I watched the trees and river as we climbed past them in the air-conditioned car towards Akosombo. Nervous flutterings in my stomach mixed with excitement and awe. The gentle climb into the hills around Akosombo helped to highlight the beauty of the area. I was still unsure if the school where I would be working had actually managed to find a place for me to live; but had the car packed with my suitcases and a few things from my parent’s house in Accra nonetheless. We pulled into the school’s small gravel parking lot during their morning break. Watching the uncountable children in pink, the teenagers in blue or white mill outside the classrooms just heightened my nervous excitement. The heat, humid and spiced with strange smells, was what first hit me as I left the car. My adventure as a volunteer teacher was truly beginning.

Where is Akosomobo, you ask? It is a town in the Eastern Region of Ghana, West Africa. It is about two hours trip from Accra, Ghana’s capital city. My parents were living in Accra near the University of Legon leading a semester abroad program for 15 students from Calvin College.

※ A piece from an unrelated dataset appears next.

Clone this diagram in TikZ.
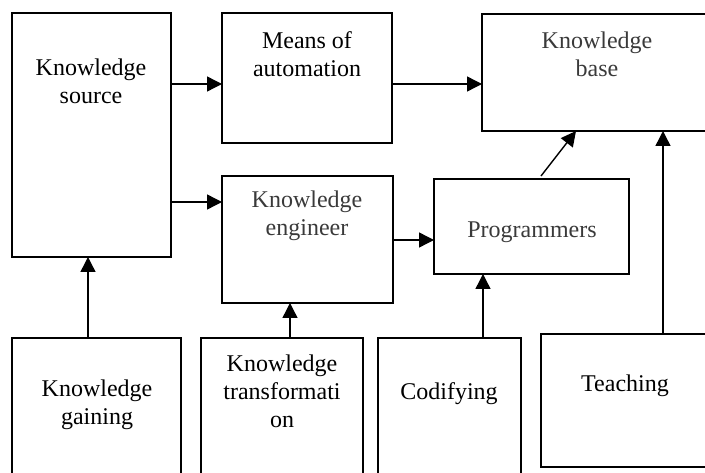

My father is a philosopher and professor at Calvin while my mom was a lawyer who left her firm to join in the adventure. They had not only been in the country two months before I arrived but had also led the same program the previous year. Actually, it was through their contact, Professor Bediako, that I was able to arrange the teaching position at Akosombo International School. Convincing the Director to find me a position was difficult and the preparation was full of uncertainties, but also a dream come true. Since before my college years, I had been dreaming of spending six months or more in Ghana. Sadly, though, I was unable to join the semester program to live, study and teach there during my time at Guilford College. Figuring out a way to live there from September to June after five years of teaching experience in the public schools of Asheville felt like a direct gift from God.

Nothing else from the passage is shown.